The Anonymous Widower

Lunch In Kubicki, Gdansk

My guidebook said Kubicki was a good restaurant.

It was! And I didn’t have to worry about the gluten-free or the prices. My meal cost me just £17.70 for a salad starter, the exquisite fish and a large glass of reasonable wine.

As with Kubicki, most restaurants in Poland seem to have at least one member of staff, who understands the importance of gluten-free food to some people.

As the other restaurant I saw, Goldwasser, has good recommendations on the Internet, I would suspect that anybody with a food allergy; serious or just preference, will not have trouble with food in Gdansk.

April 27, 2014 Posted by | Food, World | , , , | 2 Comments

Zuraw – The Gdansk Crane

This medieval crane is nothing like anything I’ve seen before. It was used to unload ships on the quayside.

Strangely, I couldn’t find a Wikipedia article in English. But Lonely Planet has a good article here.

 

 

April 27, 2014 Posted by | World | , | Leave a comment

Along The Gdansk Waterfront

I then walked up the waterfront.

It is a plesant walk and there are a lot of places to spend time.

April 27, 2014 Posted by | World | , | Leave a comment

Around The Centre Of Gdansk

I took these pictures as I walked around the centre of Gdansk.

As the streets are not big enough for tourist buses, Gdansk uses golf buggies. As it is such an obvious idea, why haven’t I seen it done before.

The centre has a sScandinavian feel about it. But then it was one of the cities in the Hanseatic League.

April 27, 2014 Posted by | World | , | Leave a comment

The Gdansk Trams

I used the Gdansk trams to get about the city, buying a daily ticket for a few zlotis.
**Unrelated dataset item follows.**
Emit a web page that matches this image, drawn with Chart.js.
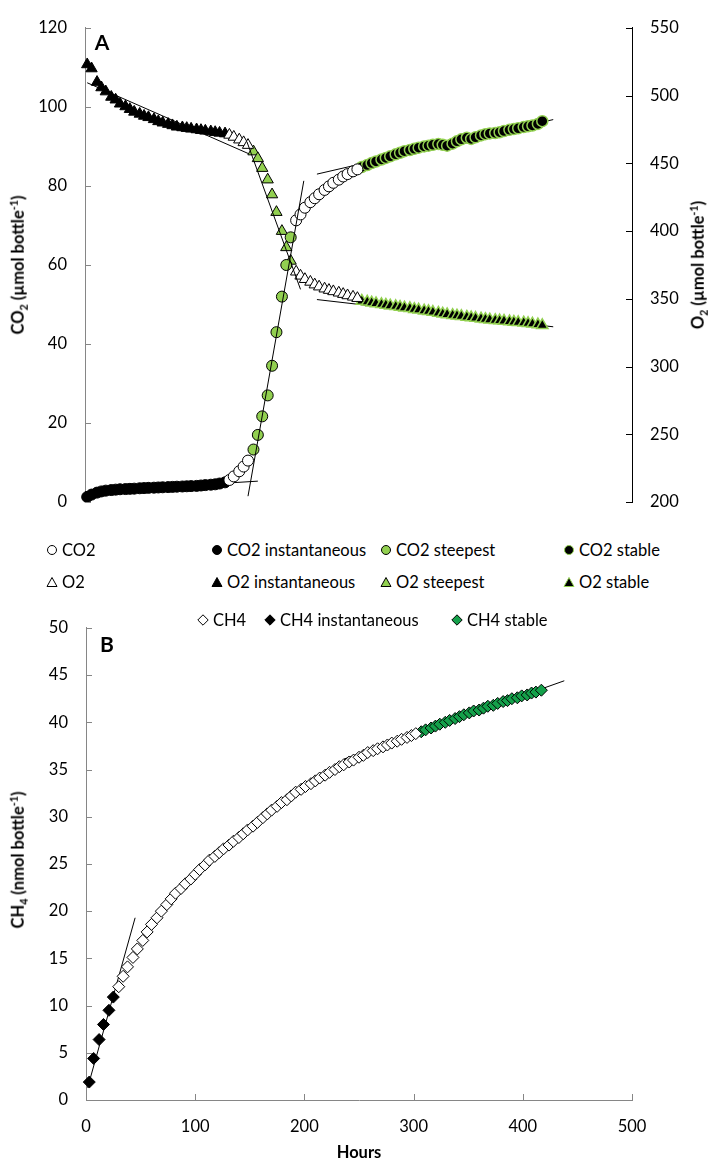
<!DOCTYPE html>
<html>
<head>
<meta charset="utf-8">
<script src="https://cdn.jsdelivr.net/npm/chart.js@4.4.1/dist/chart.umd.min.js"></script>
<style>
  html, body { margin: 0; padding: 0; background: #fff; }
  body { width: 720px; height: 1166px; position: relative; overflow: hidden; font-family: Lato, 'Open Sans', sans-serif; color: #000; }
  canvas { position: absolute; left: 0; }
  #chartA { top: 0; }
  #chartB { top: 600px; }
  .txt { position: absolute; white-space: nowrap; line-height: 1; transform: translate(-50%, -50%); }
  .letter { font-weight: bold; font-size: 21px; }
  .ytitle { font-weight: bold; font-size: 16.5px; transform: translate(-50%, -50%) rotate(-90deg); }
  .xtitle { font-weight: bold; font-size: 16.5px; }
  sub, sup { font-size: 0.65em; line-height: 0; }
  .legend-item { position: absolute; display: flex; align-items: center; font-size: 16.5px; white-space: nowrap; transform: translateY(-50%); }
  .legend-item svg { margin-right: 4px; }
</style>
</head>
<body>
<canvas id="chartA" width="720" height="530"></canvas>
<canvas id="chartB" width="720" height="566"></canvas>

<div class="txt letter" style="left:102px; top:41px">A</div>
<div class="txt letter" style="left:107px; top:643px">B</div>
<div class="txt ytitle" style="left:18px; top:265px">CO<sub>2</sub> (µmol bottle<sup>-1</sup>)</div>
<div class="txt ytitle" style="left:698px; top:265px">O<sub>2</sub> (µmol bottle<sup>-1</sup>)</div>
<div class="txt ytitle" style="left:18px; top:860px">CH<sub>4</sub> (nmol bottle<sup>-1</sup>)</div>
<div class="txt xtitle" style="left:359px; top:1152px">Hours</div>
<div id="legends"></div>

<script>
// ---- Panel A: CO2 (left axis) and O2 (right axis), same sampling hours
const hoursA = [2, 6, 11, 15, 19, 24, 28, 32, 37, 41, 45, 50, 54, 58, 63, 67, 71, 76, 80, 84,
  89, 93, 97, 102, 106, 110, 115, 119, 123, 128,
  132, 136, 141, 145, 149,
  154, 158, 162, 167, 171, 175, 180, 184, 188,
  193, 197, 201, 206, 210, 214, 219, 223, 227, 232, 236, 240, 245, 249,
  253, 258, 262, 266, 271, 275, 279, 284, 288, 292, 297, 301, 305, 310, 314, 318, 323, 327, 331, 336,
  340, 344, 349, 353, 357, 362, 366, 370, 375, 379, 383, 388, 392, 396, 401, 405, 409, 414, 418];

const co2 = [1.3, 1.9, 2.4, 2.7, 2.9, 3.05, 3.15, 3.25, 3.3, 3.35, 3.4, 3.5, 3.55, 3.6, 3.65, 3.7, 3.75, 3.8, 3.85, 3.9,
  3.95, 4.0, 4.05, 4.1, 4.2, 4.3, 4.4, 4.5, 4.7, 5.0,
  5.6, 6.5, 7.8, 9.0, 10.5,
  13.3, 17.0, 21.7, 27.0, 34.5, 43.0, 52.0, 60.0, 67.0,
  71.3, 72.8, 74.5, 75.9, 76.9, 77.9, 79.0, 79.9, 80.8, 81.6, 82.4, 83.0, 83.7, 84.2,
  84.8, 85.3, 85.8, 86.2, 86.7, 87.1, 87.5, 88.0, 88.4, 88.8, 89.1, 89.4, 89.7, 90.0, 90.2, 90.4, 90.6, 90.4, 90.2, 90.7,
  91.3, 91.8, 92.2, 91.9, 92.3, 92.8, 93.1, 93.3, 93.4, 93.6, 93.9, 94.2, 94.4, 94.6, 94.9, 95.1, 95.3, 95.7, 96.4];

const o2 = [523, 520, 510, 506, 503, 499, 497, 494, 492, 490, 488, 486.5, 485, 484, 482.5, 481, 480, 479, 478, 477,
  476.5, 476, 475.5, 475, 474.5, 474, 473.5, 473, 472.5, 472,
  471, 469.5, 467.5, 465.5, 463.5,
  458.7, 453.7, 446.5, 438, 427, 414, 400, 388, 378,
  370, 367, 364.5, 362.5, 360.5, 359, 357.5, 356.5, 355.5, 354.5, 353.5, 352.5, 351.5, 350.5,
  348.5, 347.8, 347.2, 346.6, 346.0, 345.5, 345.0, 344.5, 344.0, 343.5, 343.0, 342.4, 341.9, 341.3, 340.8, 340.3, 339.6, 339.0, 338.5, 338.0,
  337.6, 337.2, 336.7, 336.2, 335.8, 335.4, 335.0, 334.6, 334.3, 334.0, 333.7, 333.3, 333.0, 332.7, 332.4, 332.0, 331.6, 331.0, 330.5];

// phase boundaries (hours): instantaneous | - | steepest | - | stable
const phaseA = [130, 152, 190, 251];

// fitted lines [hour, value]
const co2InstantLine = [[0, 2.6], [158, 5.3]];
const co2SteepLine = [[149, 1.5], [200, 81.3]];
const co2StableLine = [[212, 83.0], [428, 96.8]];
const o2InstantLine = [[2, 509.5], [150, 457]];
const o2SteepLine = [[148, 466], [197, 357]];
const o2StableLine = [[212, 349.5], [428, 329.4]];

const co2Ticks = [0, 120, 20];   // min, max, step
const o2Ticks = [200, 550, 50];

// ---- Panel B: CH4
const hoursB = [3, 7, 12, 16, 21, 25,
  30, 34, 38, 43, 47, 52, 56, 60, 65, 69, 74, 78, 82, 87, 91, 96, 100, 104, 109, 113, 118, 122, 126, 131,
  135, 140, 144, 148, 153, 157, 162, 166, 170, 175, 179, 184, 188, 192, 197, 201, 206, 210, 214, 219,
  223, 228, 232, 236, 241, 245, 250, 254, 258, 263, 267, 272, 276, 280, 285, 289, 294, 298, 302,
  307, 311, 316, 320, 324, 329, 333, 338, 342, 346, 351, 355, 360, 364, 368, 373, 377, 382, 386, 390,
  395, 399, 404, 408, 412, 417];

const ch4 = [1.9, 4.4, 6.4, 8.0, 9.5, 10.9,
  12.0, 13.1, 14.1, 15.1, 16.0, 16.9, 17.8, 18.6, 19.3, 20.0, 20.7, 21.3, 21.9, 22.4, 22.9, 23.4, 23.9, 24.4, 24.9, 25.4, 25.8, 26.2, 26.6, 27.0,
  27.4, 27.8, 28.2, 28.6, 29.0, 29.4, 29.9, 30.3, 30.7, 31.1, 31.5, 31.8, 32.2, 32.6, 32.9, 33.2, 33.5, 33.8, 34.1, 34.4,
  34.7, 35.0, 35.3, 35.5, 35.8, 36.0, 36.3, 36.5, 36.8, 37.0, 37.2, 37.4, 37.6, 37.8, 38.0, 38.2, 38.4, 38.6, 38.8,
  39.0, 39.2, 39.4, 39.6, 39.8, 40.0, 40.2, 40.4, 40.6, 40.8, 41.0, 41.2, 41.3, 41.5, 41.7, 41.8, 42.0, 42.2, 42.3, 42.5,
  42.6, 42.8, 42.9, 43.1, 43.2, 43.4];

const phaseB = [27, 304];   // instantaneous | - | stable
const ch4InstantLine = [[1.5, 1.3], [45, 19.3]];
const ch4StableLine = [[236, 36.1], [438, 44.4]];

const hourTicks = [0, 500, 100];
const ch4Ticks = [0, 50, 5];

// ---- styling
const lightGreen = '#92d050';
const darkGreen = '#14a04a';
const axisGrey = '#868686';
const tickFont = { family: 'Lato', size: 16.5 };

function segment(hours, values, from, to) {
  const pts = [];
  for (let i = 0; i < hours.length; i++) {
    if (hours[i] >= from && hours[i] < to) pts.push({ x: hours[i], y: values[i] });
  }
  return pts;
}

function toPoints(pairs) {
  return pairs.map(p => ({ x: p[0], y: p[1] }));
}

function markers(label, data, shape, fill, stroke, yAxisID, order, size, bw) {
  return {
    label: label, data: data, yAxisID: yAxisID, order: order,
    pointStyle: shape, pointRadius: size, pointHoverRadius: size,
    backgroundColor: fill, borderColor: stroke, borderWidth: bw || 1,
    showLine: false, clip: false
  };
}

function fitLine(pairs, yAxisID, order) {
  return {
    label: '', data: toPoints(pairs), yAxisID: yAxisID, order: order,
    showLine: true, pointRadius: 0, borderColor: '#000', borderWidth: 1, clip: false
  };
}

// ticks drawn inside the plot area, like the original
const insideTicks = {
  id: 'insideTicks',
  afterDatasetsDraw(chart) {
    const ctx = chart.ctx;
    const area = chart.chartArea;
    ctx.save();
    ctx.lineWidth = 1;
    Object.values(chart.scales).forEach(scale => {
      if (!scale.options.display) return;
      ctx.strokeStyle = scale.options.border.color;
      scale.ticks.forEach((t, i) => {
        const p = Math.round(scale.getPixelForTick(i)) + 0.5;
        ctx.beginPath();
        if (scale.axis === 'x') {
          ctx.moveTo(p, area.bottom); ctx.lineTo(p, area.bottom - 6);
        } else if (scale.position === 'left') {
          ctx.moveTo(area.left, p); ctx.lineTo(area.left + 6, p);
        } else {
          ctx.moveTo(area.right, p); ctx.lineTo(area.right - 6, p);
        }
        ctx.stroke();
      });
    });
    ctx.restore();
  }
};

function valueAxis(position, t, color, width, padding) {
  return {
    type: 'linear', position: position, min: t[0], max: t[1],
    ticks: { stepSize: t[2], padding: padding, font: tickFont, color: '#000' },
    grid: { drawOnChartArea: false, drawTicks: false },
    border: { color: color, width: 1 },
    afterFit: s => { s.width = width; }
  };
}

const commonPlugins = { legend: { display: false }, tooltip: { enabled: false } };

// ---- chart A
const a = phaseA;
const co2Open = segment(hoursA, co2, a[0], a[1]).concat(segment(hoursA, co2, a[2], a[3]));
const o2Open = segment(hoursA, o2, a[0], a[1]).concat(segment(hoursA, o2, a[2], a[3]));

new Chart(document.getElementById('chartA'), {
  type: 'scatter',
  data: {
    datasets: [
      fitLine(co2SteepLine, 'y', 0),
      fitLine(o2SteepLine, 'y2', 0),
      markers('CO2', co2Open, 'circle', '#fff', '#000', 'y', 2, 5.5),
      markers('CO2 instantaneous', segment(hoursA, co2, 0, a[0]), 'circle', '#000', '#000', 'y', 2, 5.5),
      markers('CO2 steepest', segment(hoursA, co2, a[1], a[2]), 'circle', lightGreen, '#000', 'y', 2, 5.5),
      markers('CO2 stable', segment(hoursA, co2, a[3], 1000), 'circle', '#000', lightGreen, 'y', 2, 5.5, 1.5),
      markers('O2', o2Open, 'triangle', '#fff', '#000', 'y2', 3, 6.5),
      markers('O2 instantaneous', segment(hoursA, o2, 0, a[0]), 'triangle', '#000', '#000', 'y2', 3, 6.5),
      markers('O2 steepest', segment(hoursA, o2, a[1], a[2]), 'triangle', lightGreen, '#000', 'y2', 3, 6.5),
      markers('O2 stable', segment(hoursA, o2, a[3], 1000), 'triangle', '#000', lightGreen, 'y2', 3, 6.5, 1.5),
      fitLine(co2InstantLine, 'y', 9),
      fitLine(co2StableLine, 'y', 9),
      fitLine(o2InstantLine, 'y2', 9),
      fitLine(o2StableLine, 'y2', 9)
    ]
  },
  options: {
    responsive: false, animation: false,
    layout: { padding: { top: 21, bottom: 21, left: 0, right: 0 } },
    plugins: commonPlugins,
    scales: {
      x: { type: 'linear', display: false, min: hourTicks[0], max: hourTicks[1] },
      y: valueAxis('left', co2Ticks, axisGrey, 85, 18),
      y2: valueAxis('right', o2Ticks, '#000', 88, 18)
    }
  },
  plugins: [insideTicks]
});

// ---- chart B
const b = phaseB;
new Chart(document.getElementById('chartB'), {
  type: 'scatter',
  data: {
    datasets: [
      markers('CH4', segment(hoursB, ch4, b[0], b[1]), 'rectRot', '#fff', '#000', 'y', 1, 6),
      markers('CH4 instantaneous', segment(hoursB, ch4, 0, b[0]), 'rectRot', '#000', '#000', 'y', 1, 6),
      markers('CH4 stable', segment(hoursB, ch4, b[1], 1000), 'rectRot', darkGreen, '#000', 'y', 1, 6),
      fitLine(ch4InstantLine, 'y', 5),
      fitLine(ch4StableLine, 'y', 5)
    ]
  },
  options: {
    responsive: false, animation: false,
    layout: { padding: { top: 20, bottom: 0, left: 0, right: 88 } },
    plugins: commonPlugins,
    scales: {
      x: {
        type: 'linear', min: hourTicks[0], max: hourTicks[1],
        ticks: { stepSize: hourTicks[2], padding: 17, font: tickFont, color: '#000' },
        grid: { drawOnChartArea: false, drawTicks: false },
        border: { color: axisGrey, width: 1 },
        afterFit: s => { s.height = 66; }
      },
      y: valueAxis('left', ch4Ticks, axisGrey, 86, 18)
    }
  },
  plugins: [insideTicks]
});

// ---- legends (HTML, markers drawn as small svgs)
function markerSvg(shape, fill, stroke) {
  let el;
  if (shape === 'circle') el = '<circle cx="6" cy="6" r="4.5"/>';
  else if (shape === 'triangle') el = '<polygon points="6,1.5 11,10.5 1,10.5"/>';
  else el = '<polygon points="6,0.8 11.2,6 6,11.2 0.8,6"/>';
  return '<svg width="12" height="12" viewBox="0 0 12 12" fill="' + fill + '" stroke="' + stroke + '" stroke-width="1">' + el + '</svg>';
}

const legendItems = [
  ['CO2', 'circle', '#fff', '#000', 52, 550],
  ['CO2 instantaneous', 'circle', '#000', '#000', 217, 550],
  ['CO2 steepest', 'circle', lightGreen, '#000', 386, 550],
  ['CO2 stable', 'circle', '#000', lightGreen, 569, 550],
  ['O2', 'triangle', '#fff', '#000', 52, 582],
  ['O2 instantaneous', 'triangle', '#000', '#000', 217, 582],
  ['O2 steepest', 'triangle', lightGreen, '#000', 386, 582],
  ['O2 stable', 'triangle', '#000', lightGreen, 569, 582],
  ['CH4', 'rectRot', '#fff', '#000', 203, 620],
  ['CH4 instantaneous', 'rectRot', '#000', '#000', 270, 620],
  ['CH4 stable', 'rectRot', darkGreen, '#000', 457, 620]
];

document.getElementById('legends').innerHTML = legendItems.map(it =>
  '<div class="legend-item" style="left:' + (it[4] - 6) + 'px; top:' + it[5] + 'px">' +
  markerSvg(it[1], it[2], it[3]) + '<span>' + it[0] + '</span></div>'
).join('');
</script>
</body>
</html>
The daily ticket incidentally cost me just £2.36 according to my credit card statement.

I did play a bit of musical trams, where yoiu get on one and then get off at a promising site, before repeating the process to get srpound the city.

April 27, 2014 Posted by | Transport/Travel | , , , | Leave a comment

The Kindertransport Sculpture At Gdansk Station

I hadn’t expected to find this in Gdansk, but when I saw this, I knew exactly what it commemorated, as I pass the other statues at Liverpool Street station regularly.

There’s more about the Kindertransport sculptures here.

For some reason, I didn’t take a lot of pictures. You can never take too many!

Writing this blog with hindsight, my route home from Gdansk could have followed the route of the Kindertrannsport, which is marked by the moving statues. The two I missed are in Berlin and at the Hook of Holland. I actually went very near the one in Berlin, but I didn’t know it was there.

April 27, 2014 Posted by | World | , , , , | Leave a comment

Into Gdansk From Sodot

These pictures describe the journey into Gdansk from Sodot. There is a lot of information about this railway on the Wikipedia entry for Gdansk main station.

The fare was about a pound or so and the machines were easy to use and worked in English too!

After getting in, I searched out the Tourist Office in the underpass and got good information on how to use the trams that stop outside the station.

April 27, 2014 Posted by | Transport/Travel | , , | 1 Comment

My Hotel In Gdansk

It wasn’t actually Gdansk, but the next town called Sodot.

I arrived at the Haffner Hotel in a taxi from the airport for a reasonable fare, just before midnight and the girl on the desk looked after me well.

The hotel looked after me well, with good gluten-free breakfasts, including bread.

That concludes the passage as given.